There is only one Lawgiver and Judge, the one who is able to save and destroy. But you—who are you to judge your neighbor? — the sole authority (monos) belongs to the Lawgiver and Judge (nomotheteō, one who establishes law; krinō). This figure (God/Christ) alone possesses the power (dynamis) to save (sōzō) and destroy (apollymi). The rhetorical question 'who are you?' marks the absurdity of human presumption to judge. Judgment belongs exclusively to God.

James 4:13

Now listen, you who say, 'Today or tomorrow we will go to this or that city, spend a year there, carry on business and make money' — the direct address identifies those who speak with presumptuous certainty about future plans. The detailed itinerary ('to this or that city,' 'spend a year there') and commercial objective ('carry on business, make money') show the specificity of worldly calculation. The presumption is that the future lies within human control and predictability.

James 4:14

Why, you do not even know what will happen tomorrow. What is your life?
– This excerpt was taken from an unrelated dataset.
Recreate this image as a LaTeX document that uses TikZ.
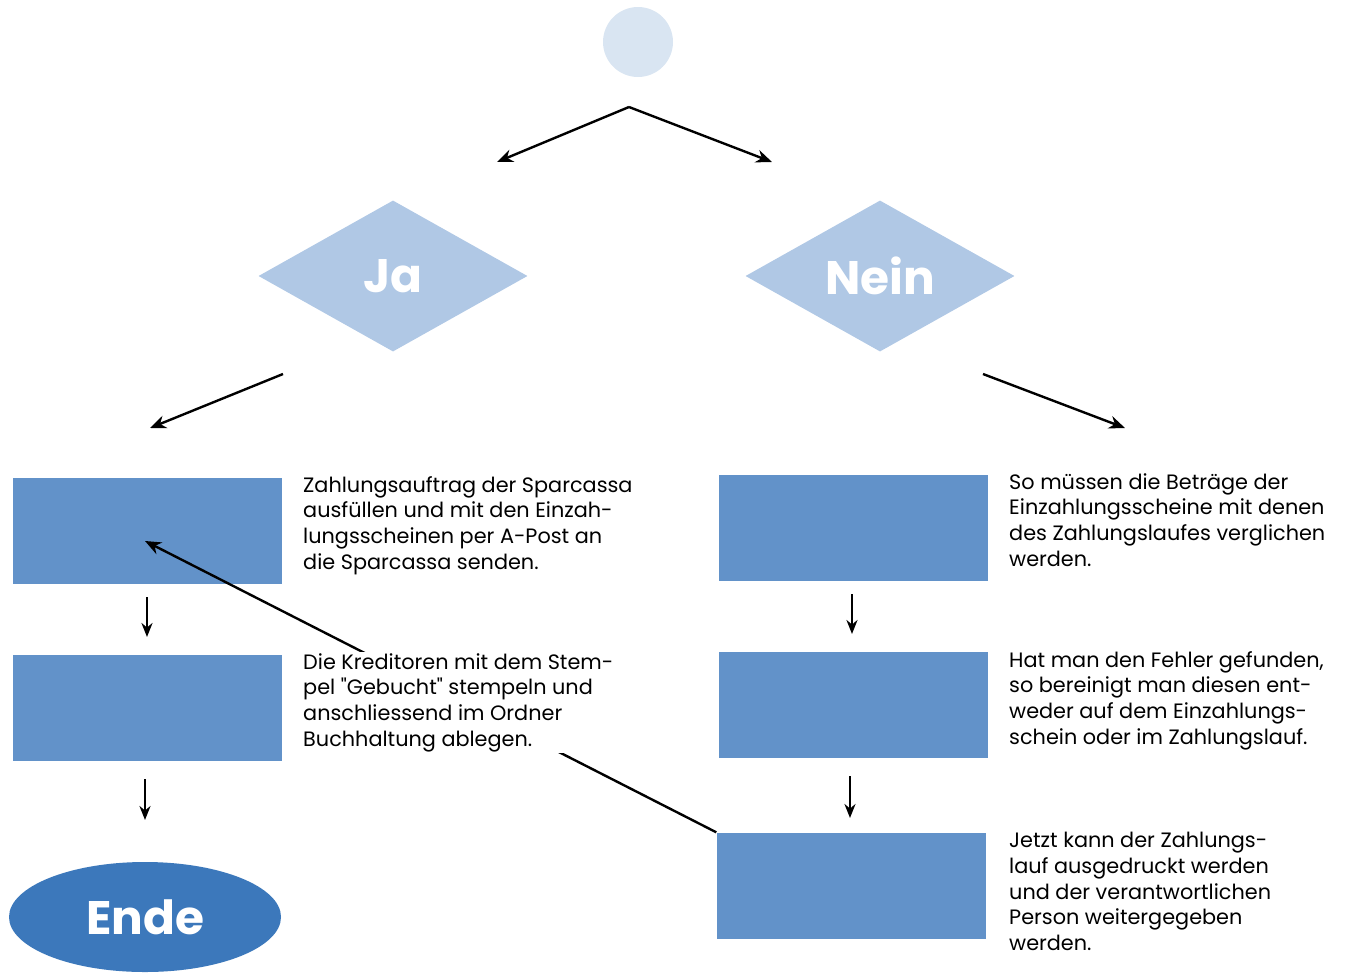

You are a mist that appears for a little while and then vanishes — the confrontation with human finitude is stark: the future is unknown (ouk oïdate, you do not know). The metaphor of life as atmis (mist/vapor) that appears briefly and then vanishes echoes Old Testament wisdom (cf. Psalm 39:5, Wisdom of Solomon 2:2-5). The mist image captures the evanescence of human existence and the futility of planning as though time were one's own possession.

James 4:15

Instead, you ought to say, 'If it is the Lord's will, we will live and do this or that.' — the corrective establishes a formula for proper speech about future intention: the conditional 'if the Lord wills' (ean ho kyrios thelē) acknowledges divine sovereignty over all events. The phrase 'we will live' (zēsoumen) makes life itself contingent on God's will, not merely the success of plans. This is not mere pious formula but recognition of creatureliness.

James 4:16

As it is, you boast in your arrogant schemes. All such boasting is evil — the assessment is unsparing: boasting (kauchaomai) in arrogant schemes (alazoneiai) constitutes kakon (wickedness/evil). The presumptuous planning without reference to God becomes a form of pride (alazoneia) that is fundamentally defiant of divine authority. To boast in human schemes is to claim mastery one does not possess.

James 4:17

If anyone, then, knows the right thing to do and doesn't do it, it is sin for them — the principle establishes that sin is not merely transgression of explicit command but failure to do good that one knows is right. The Greek oida (to know) suggests not intellectual awareness alone but informed understanding. The failure is characterized immediately as hamartia (sin), establishing omission as ethically culpable as commission. This broadens the definition of sin beyond explicit vice to include failure of virtue.